Dr. Leslie Xu, Partner and Director of the Strategic Research Institute at Chang Tsi & Partners, Speaks at EU Chamber Seminar on Trade Secret Protection

CHANG TSI
News

June23
2026

Dr. Leslie Xu — Partner, Head of Chang Tsi & Partners' Shanghai Office, and Director of the Strategic Research Institute — was recently invited to speak at "Protecting Your Know-How: Practical Strategies for SMEs," a seminar co-hosted by the European Chamber and the China IP SME Helpdesk, the EU-funded public-service program supporting European SMEs on IP matters in China. As a Helpdesk external expert, Dr. Xu delivered the keynote and joined the panel discussion, exchanging views with European business representatives on the development of the trade secret protection regime and its practical application. Held in person in Shanghai with a simultaneous livestream, the seminar drew dozens of SME representatives.

The seminar examined how companies can manage trade secret risks amid frequent talent mobility, accelerating technological change, and increasingly complex cross-border operations — from the confidentiality conflicts that arise when employees leave, to the compliant handling of sensitive technical and commercial information, to the remedies available once a secret has been leaked.

In his keynote, Dr. Xu examined how trade secret protection is evolving in the digital economy. Data, algorithms, and digital commercial information are now among a company's core competitive assets, extending protection well beyond traditional drawings, formulas, and technical materials into more complex digital information management. As cross-border operations and data flows complicate the application of law, internal management and compliance have grown as important as after-the-fact enforcement — the value of prevention now rivals that of remedy. China's new Provisions on the Protection of Trade Secrets, effective 1 June 2026, reflect this shift, bringing data, algorithms, computer programs, and code within the scope of technical information and strengthening administrative enforcement.
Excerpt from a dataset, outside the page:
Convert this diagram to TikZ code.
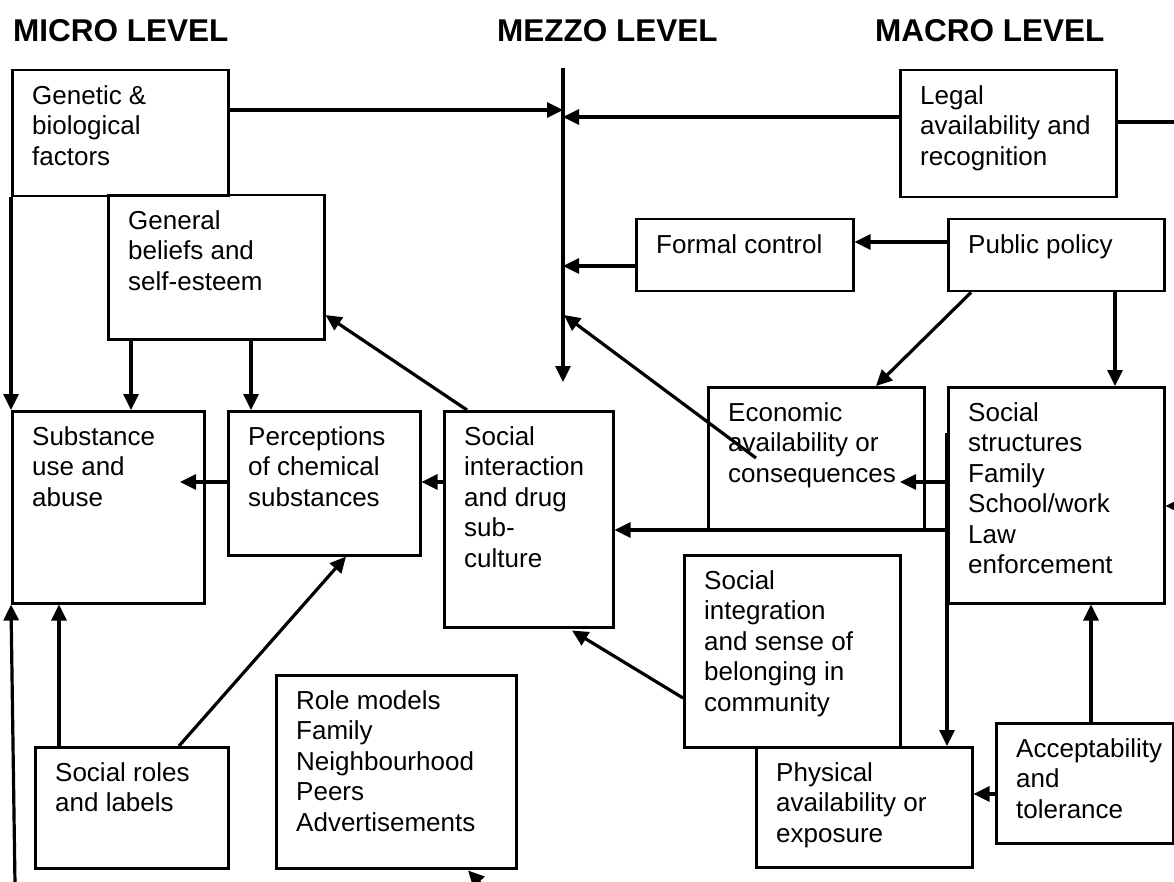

Turning to practice, Dr. Xu noted that for EU SMEs in China, trade secret risks tend to cluster around joint ventures and collaborative R&D, OEM and supply-chain cooperation, departing key employees, and partner breaches. His core message: the case is often won before the dispute begins — whether a company prevails usually turns on the confidentiality measures it put in place and the evidence it preserved before any dispute arose, far more than on the remedy it pursues afterward. He outlined a range of actionable steps — from tailored confidentiality agreements and exit and access controls to evidence preservation — and walked through the choice among administrative, civil, and criminal remedies, drawing on judicial practice to explain the rules of evidence, the allocation of the burden of proof, and the coordination between administrative enforcement and judicial protection.

In the panel discussion that followed, Dr. Xu served as the legal expert alongside EU SME executives, working through the specific, on-the-ground issues they had encountered operating in China and offering both legal analysis and practical experience — to positive feedback from attendees.

Dr. Xu also introduced the Chang Tsi Strategic Research Institute, the firm's dedicated research and strategy platform. Spanning patents, trademarks, copyright, trade secrets, and artificial intelligence, the Institute combines institutional research, industry-trend analysis, and strategic design, tracking the evolution of IP regimes and judicial practice in China. By bridging theoretical insight and practical application and translating its research into actionable solutions and decision support, it helps clients navigate a complex and shifting legal and market environment.

Dr. Xu's participation reflects both Chang Tsi's sustained commitment and depth in trade secret protection and its active role in China's regulatory evolution and the wider dialogue on international rules. As the digital economy advances and the legal framework continues to develop, Chang Tsi will continue to draw on its research and practical experience to provide multinationals and SMEs with systematic, forward-looking, and internationally aligned IP solutions.